■ Request ■
Leave out the pictures and repeat exactly the lines between the one containing "Rebuild this chart" and the one containing "const SOFT1000_XDOMAIN = [-0.048, 1.048];", inclusive.

▼

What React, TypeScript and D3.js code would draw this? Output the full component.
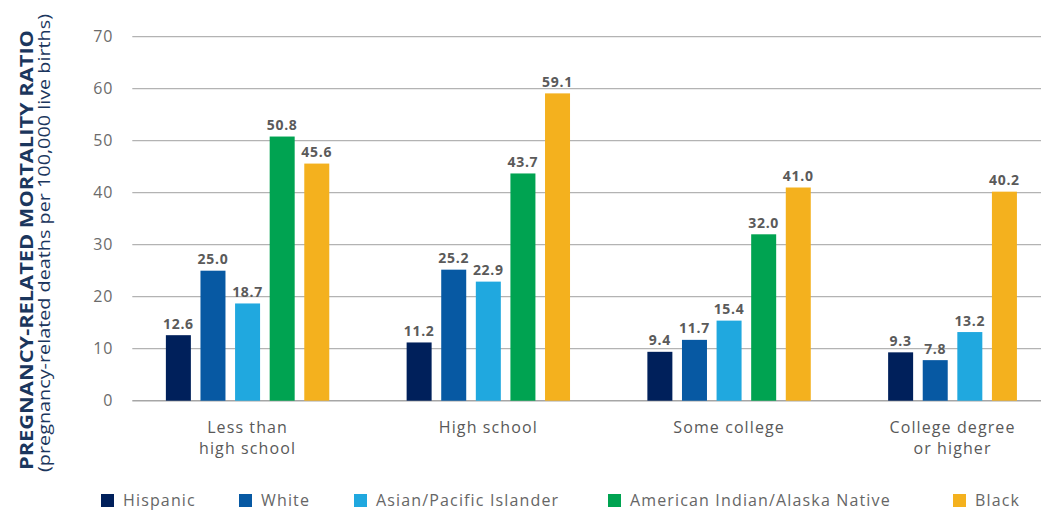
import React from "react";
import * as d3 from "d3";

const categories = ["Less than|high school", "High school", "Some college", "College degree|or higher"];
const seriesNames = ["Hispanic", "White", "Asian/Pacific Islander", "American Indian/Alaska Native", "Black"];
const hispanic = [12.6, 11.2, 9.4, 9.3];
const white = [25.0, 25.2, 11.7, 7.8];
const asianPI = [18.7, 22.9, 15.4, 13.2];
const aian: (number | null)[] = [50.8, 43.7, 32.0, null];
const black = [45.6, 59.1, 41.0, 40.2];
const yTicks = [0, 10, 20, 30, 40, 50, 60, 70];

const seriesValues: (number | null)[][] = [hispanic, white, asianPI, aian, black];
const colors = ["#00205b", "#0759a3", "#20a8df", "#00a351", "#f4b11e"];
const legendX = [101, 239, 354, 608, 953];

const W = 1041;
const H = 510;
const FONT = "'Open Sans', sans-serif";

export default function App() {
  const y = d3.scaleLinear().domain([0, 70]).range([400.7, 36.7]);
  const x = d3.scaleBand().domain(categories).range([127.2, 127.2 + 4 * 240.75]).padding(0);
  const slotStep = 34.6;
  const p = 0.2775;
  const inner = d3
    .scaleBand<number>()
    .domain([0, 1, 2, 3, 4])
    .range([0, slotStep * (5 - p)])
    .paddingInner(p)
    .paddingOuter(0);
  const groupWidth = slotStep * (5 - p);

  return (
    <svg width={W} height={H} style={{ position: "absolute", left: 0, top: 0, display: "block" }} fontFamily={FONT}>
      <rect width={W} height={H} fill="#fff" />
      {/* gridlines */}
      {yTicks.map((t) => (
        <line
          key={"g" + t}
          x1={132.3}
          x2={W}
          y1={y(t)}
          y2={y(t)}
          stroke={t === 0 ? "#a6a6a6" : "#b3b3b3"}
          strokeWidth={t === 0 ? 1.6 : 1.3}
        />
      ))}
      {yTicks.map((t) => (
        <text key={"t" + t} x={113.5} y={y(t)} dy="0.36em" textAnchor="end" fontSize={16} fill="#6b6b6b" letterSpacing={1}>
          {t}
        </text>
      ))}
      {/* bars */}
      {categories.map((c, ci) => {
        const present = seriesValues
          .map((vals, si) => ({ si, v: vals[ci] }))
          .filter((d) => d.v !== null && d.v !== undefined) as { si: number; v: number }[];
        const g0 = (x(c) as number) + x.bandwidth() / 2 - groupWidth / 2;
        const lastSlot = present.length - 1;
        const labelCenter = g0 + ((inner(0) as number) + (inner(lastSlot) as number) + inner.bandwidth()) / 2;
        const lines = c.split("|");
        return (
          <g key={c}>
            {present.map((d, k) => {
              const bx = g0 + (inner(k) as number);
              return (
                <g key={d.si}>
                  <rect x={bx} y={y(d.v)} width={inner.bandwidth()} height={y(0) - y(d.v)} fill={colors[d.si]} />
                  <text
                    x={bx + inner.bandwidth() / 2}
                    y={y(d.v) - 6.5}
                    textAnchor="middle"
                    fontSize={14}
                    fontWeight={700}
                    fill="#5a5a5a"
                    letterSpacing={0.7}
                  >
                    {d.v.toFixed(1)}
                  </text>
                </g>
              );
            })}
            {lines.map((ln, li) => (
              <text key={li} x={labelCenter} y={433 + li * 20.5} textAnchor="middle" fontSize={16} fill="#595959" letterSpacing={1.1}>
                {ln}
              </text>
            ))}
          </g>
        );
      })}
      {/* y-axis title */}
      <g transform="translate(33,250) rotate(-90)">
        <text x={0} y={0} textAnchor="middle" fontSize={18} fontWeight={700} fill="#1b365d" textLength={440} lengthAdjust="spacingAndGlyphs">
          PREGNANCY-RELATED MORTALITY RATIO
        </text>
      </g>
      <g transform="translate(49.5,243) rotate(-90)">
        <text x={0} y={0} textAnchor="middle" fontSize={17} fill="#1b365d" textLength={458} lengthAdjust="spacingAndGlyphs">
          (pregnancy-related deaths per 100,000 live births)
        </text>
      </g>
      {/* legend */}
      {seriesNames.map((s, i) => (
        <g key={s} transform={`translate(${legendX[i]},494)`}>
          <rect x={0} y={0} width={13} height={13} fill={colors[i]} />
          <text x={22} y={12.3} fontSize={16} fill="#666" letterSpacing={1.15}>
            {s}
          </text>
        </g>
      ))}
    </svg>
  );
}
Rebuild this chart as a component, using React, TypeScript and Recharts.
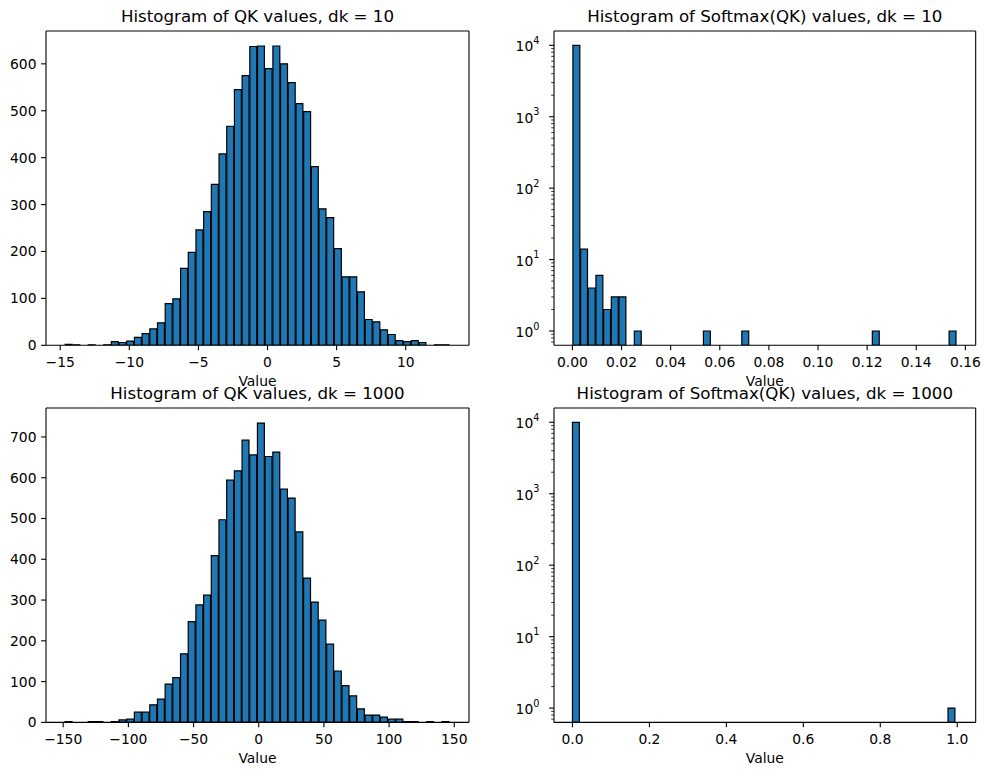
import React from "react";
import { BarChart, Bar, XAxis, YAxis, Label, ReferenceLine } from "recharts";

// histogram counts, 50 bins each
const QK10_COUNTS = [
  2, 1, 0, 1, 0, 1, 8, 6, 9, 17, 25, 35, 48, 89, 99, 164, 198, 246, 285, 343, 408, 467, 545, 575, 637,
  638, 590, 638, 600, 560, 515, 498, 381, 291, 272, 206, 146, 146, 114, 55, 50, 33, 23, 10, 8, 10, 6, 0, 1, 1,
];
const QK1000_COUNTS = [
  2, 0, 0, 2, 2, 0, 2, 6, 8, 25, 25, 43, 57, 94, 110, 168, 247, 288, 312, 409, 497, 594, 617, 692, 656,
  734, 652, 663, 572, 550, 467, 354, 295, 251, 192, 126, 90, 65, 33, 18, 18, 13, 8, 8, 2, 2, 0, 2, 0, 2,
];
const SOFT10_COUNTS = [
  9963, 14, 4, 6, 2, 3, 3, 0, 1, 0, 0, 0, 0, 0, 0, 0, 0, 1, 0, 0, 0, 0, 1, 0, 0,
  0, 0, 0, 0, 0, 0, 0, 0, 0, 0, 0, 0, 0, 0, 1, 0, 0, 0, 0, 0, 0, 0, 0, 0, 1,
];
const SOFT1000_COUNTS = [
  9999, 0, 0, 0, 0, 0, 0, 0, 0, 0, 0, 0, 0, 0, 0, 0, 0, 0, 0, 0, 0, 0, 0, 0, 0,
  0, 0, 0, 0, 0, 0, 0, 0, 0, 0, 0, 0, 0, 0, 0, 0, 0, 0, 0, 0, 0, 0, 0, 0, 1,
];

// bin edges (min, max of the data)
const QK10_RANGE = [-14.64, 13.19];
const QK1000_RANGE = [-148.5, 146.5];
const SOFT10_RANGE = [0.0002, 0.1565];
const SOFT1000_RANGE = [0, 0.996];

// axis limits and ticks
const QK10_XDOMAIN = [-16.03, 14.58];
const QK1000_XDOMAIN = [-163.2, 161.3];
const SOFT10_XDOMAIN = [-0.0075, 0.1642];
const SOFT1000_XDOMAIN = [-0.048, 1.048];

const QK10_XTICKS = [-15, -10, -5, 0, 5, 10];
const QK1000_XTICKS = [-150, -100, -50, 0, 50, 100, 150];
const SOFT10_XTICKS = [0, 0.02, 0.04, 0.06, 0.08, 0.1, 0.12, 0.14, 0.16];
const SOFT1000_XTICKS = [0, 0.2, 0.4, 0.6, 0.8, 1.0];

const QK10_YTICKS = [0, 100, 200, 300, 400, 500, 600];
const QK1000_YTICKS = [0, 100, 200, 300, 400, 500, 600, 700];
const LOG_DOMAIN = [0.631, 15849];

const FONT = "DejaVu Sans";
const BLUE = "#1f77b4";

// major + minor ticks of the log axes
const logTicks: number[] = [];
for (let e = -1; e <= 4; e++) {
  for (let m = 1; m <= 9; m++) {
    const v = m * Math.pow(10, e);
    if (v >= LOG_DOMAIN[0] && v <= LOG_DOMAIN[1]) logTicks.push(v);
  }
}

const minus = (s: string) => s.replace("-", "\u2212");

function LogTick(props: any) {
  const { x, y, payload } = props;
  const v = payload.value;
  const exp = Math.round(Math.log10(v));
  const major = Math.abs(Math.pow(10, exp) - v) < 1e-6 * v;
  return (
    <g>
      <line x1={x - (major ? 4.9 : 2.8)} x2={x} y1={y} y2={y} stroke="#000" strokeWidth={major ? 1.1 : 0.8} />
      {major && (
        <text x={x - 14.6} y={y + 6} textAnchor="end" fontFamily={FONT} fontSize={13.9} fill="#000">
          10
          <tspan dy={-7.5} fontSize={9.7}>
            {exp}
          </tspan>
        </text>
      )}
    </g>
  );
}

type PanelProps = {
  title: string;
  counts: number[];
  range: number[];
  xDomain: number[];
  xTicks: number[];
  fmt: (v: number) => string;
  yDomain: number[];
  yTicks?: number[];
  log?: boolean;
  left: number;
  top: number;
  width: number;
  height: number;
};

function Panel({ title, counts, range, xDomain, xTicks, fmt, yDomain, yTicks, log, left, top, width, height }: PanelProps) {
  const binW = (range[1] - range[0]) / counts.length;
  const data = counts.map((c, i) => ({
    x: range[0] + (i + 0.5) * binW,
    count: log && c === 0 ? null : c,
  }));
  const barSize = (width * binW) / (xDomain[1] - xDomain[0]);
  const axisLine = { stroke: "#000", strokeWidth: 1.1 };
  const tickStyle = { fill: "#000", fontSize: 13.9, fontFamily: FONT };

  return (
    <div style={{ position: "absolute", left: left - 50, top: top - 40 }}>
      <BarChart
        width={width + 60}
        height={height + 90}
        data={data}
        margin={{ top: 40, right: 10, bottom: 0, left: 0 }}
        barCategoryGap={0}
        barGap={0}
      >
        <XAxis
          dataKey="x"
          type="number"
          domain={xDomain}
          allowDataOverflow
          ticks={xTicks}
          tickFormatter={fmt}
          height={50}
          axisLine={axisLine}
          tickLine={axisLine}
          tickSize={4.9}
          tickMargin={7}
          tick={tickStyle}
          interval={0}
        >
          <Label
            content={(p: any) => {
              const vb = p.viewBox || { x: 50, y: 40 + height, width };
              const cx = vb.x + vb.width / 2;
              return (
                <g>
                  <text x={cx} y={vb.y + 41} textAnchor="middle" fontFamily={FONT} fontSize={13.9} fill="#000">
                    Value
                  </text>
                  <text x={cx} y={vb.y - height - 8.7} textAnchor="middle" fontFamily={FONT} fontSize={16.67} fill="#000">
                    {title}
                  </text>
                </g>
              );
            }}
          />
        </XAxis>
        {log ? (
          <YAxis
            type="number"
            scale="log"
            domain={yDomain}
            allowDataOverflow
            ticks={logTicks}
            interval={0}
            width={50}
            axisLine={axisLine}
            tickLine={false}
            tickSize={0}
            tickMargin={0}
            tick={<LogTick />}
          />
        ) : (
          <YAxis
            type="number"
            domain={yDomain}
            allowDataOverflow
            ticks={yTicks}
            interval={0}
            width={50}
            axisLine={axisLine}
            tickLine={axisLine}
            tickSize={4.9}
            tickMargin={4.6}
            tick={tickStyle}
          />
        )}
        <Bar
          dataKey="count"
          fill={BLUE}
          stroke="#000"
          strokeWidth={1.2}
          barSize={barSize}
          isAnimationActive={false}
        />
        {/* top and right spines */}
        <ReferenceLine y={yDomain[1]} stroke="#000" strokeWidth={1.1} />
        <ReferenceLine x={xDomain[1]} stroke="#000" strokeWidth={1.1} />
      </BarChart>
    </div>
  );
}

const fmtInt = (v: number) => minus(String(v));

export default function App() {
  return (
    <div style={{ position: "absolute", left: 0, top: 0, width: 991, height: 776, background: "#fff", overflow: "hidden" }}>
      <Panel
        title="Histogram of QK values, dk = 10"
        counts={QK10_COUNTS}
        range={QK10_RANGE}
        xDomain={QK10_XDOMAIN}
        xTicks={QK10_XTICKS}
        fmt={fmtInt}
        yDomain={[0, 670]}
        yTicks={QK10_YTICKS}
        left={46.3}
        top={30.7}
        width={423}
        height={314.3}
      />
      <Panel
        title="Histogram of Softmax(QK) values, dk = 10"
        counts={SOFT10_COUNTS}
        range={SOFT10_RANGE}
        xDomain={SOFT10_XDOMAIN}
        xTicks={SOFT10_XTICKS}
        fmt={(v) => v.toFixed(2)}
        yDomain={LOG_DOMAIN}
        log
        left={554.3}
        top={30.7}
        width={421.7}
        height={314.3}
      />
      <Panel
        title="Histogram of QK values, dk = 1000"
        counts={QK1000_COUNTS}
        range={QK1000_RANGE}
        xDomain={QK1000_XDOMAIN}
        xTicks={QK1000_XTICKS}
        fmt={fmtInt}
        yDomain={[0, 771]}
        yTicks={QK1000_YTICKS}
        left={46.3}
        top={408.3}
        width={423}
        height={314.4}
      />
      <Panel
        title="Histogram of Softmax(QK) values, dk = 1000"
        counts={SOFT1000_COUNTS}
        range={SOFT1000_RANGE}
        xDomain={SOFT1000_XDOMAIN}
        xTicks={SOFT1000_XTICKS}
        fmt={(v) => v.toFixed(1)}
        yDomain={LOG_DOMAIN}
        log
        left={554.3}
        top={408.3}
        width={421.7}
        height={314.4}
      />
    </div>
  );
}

▲

■ Full answer ■
Rebuild this chart as a component, using React, TypeScript and Recharts.
import React from "react";
import { BarChart, Bar, XAxis, YAxis, Label, ReferenceLine } from "recharts";

// histogram counts, 50 bins each
const QK10_COUNTS = [
  2, 1, 0, 1, 0, 1, 8, 6, 9, 17, 25, 35, 48, 89, 99, 164, 198, 246, 285, 343, 408, 467, 545, 575, 637,
  638, 590, 638, 600, 560, 515, 498, 381, 291, 272, 206, 146, 146, 114, 55, 50, 33, 23, 10, 8, 10, 6, 0, 1, 1,
];
const QK1000_COUNTS = [
  2, 0, 0, 2, 2, 0, 2, 6, 8, 25, 25, 43, 57, 94, 110, 168, 247, 288, 312, 409, 497, 594, 617, 692, 656,
  734, 652, 663, 572, 550, 467, 354, 295, 251, 192, 126, 90, 65, 33, 18, 18, 13, 8, 8, 2, 2, 0, 2, 0, 2,
];
const SOFT10_COUNTS = [
  9963, 14, 4, 6, 2, 3, 3, 0, 1, 0, 0, 0, 0, 0, 0, 0, 0, 1, 0, 0, 0, 0, 1, 0, 0,
  0, 0, 0, 0, 0, 0, 0, 0, 0, 0, 0, 0, 0, 0, 1, 0, 0, 0, 0, 0, 0, 0, 0, 0, 1,
];
const SOFT1000_COUNTS = [
  9999, 0, 0, 0, 0, 0, 0, 0, 0, 0, 0, 0, 0, 0, 0, 0, 0, 0, 0, 0, 0, 0, 0, 0, 0,
  0, 0, 0, 0, 0, 0, 0, 0, 0, 0, 0, 0, 0, 0, 0, 0, 0, 0, 0, 0, 0, 0, 0, 0, 1,
];

// bin edges (min, max of the data)
const QK10_RANGE = [-14.64, 13.19];
const QK1000_RANGE = [-148.5, 146.5];
const SOFT10_RANGE = [0.0002, 0.1565];
const SOFT1000_RANGE = [0, 0.996];

// axis limits and ticks
const QK10_XDOMAIN = [-16.03, 14.58];
const QK1000_XDOMAIN = [-163.2, 161.3];
const SOFT10_XDOMAIN = [-0.0075, 0.1642];
const SOFT1000_XDOMAIN = [-0.048, 1.048];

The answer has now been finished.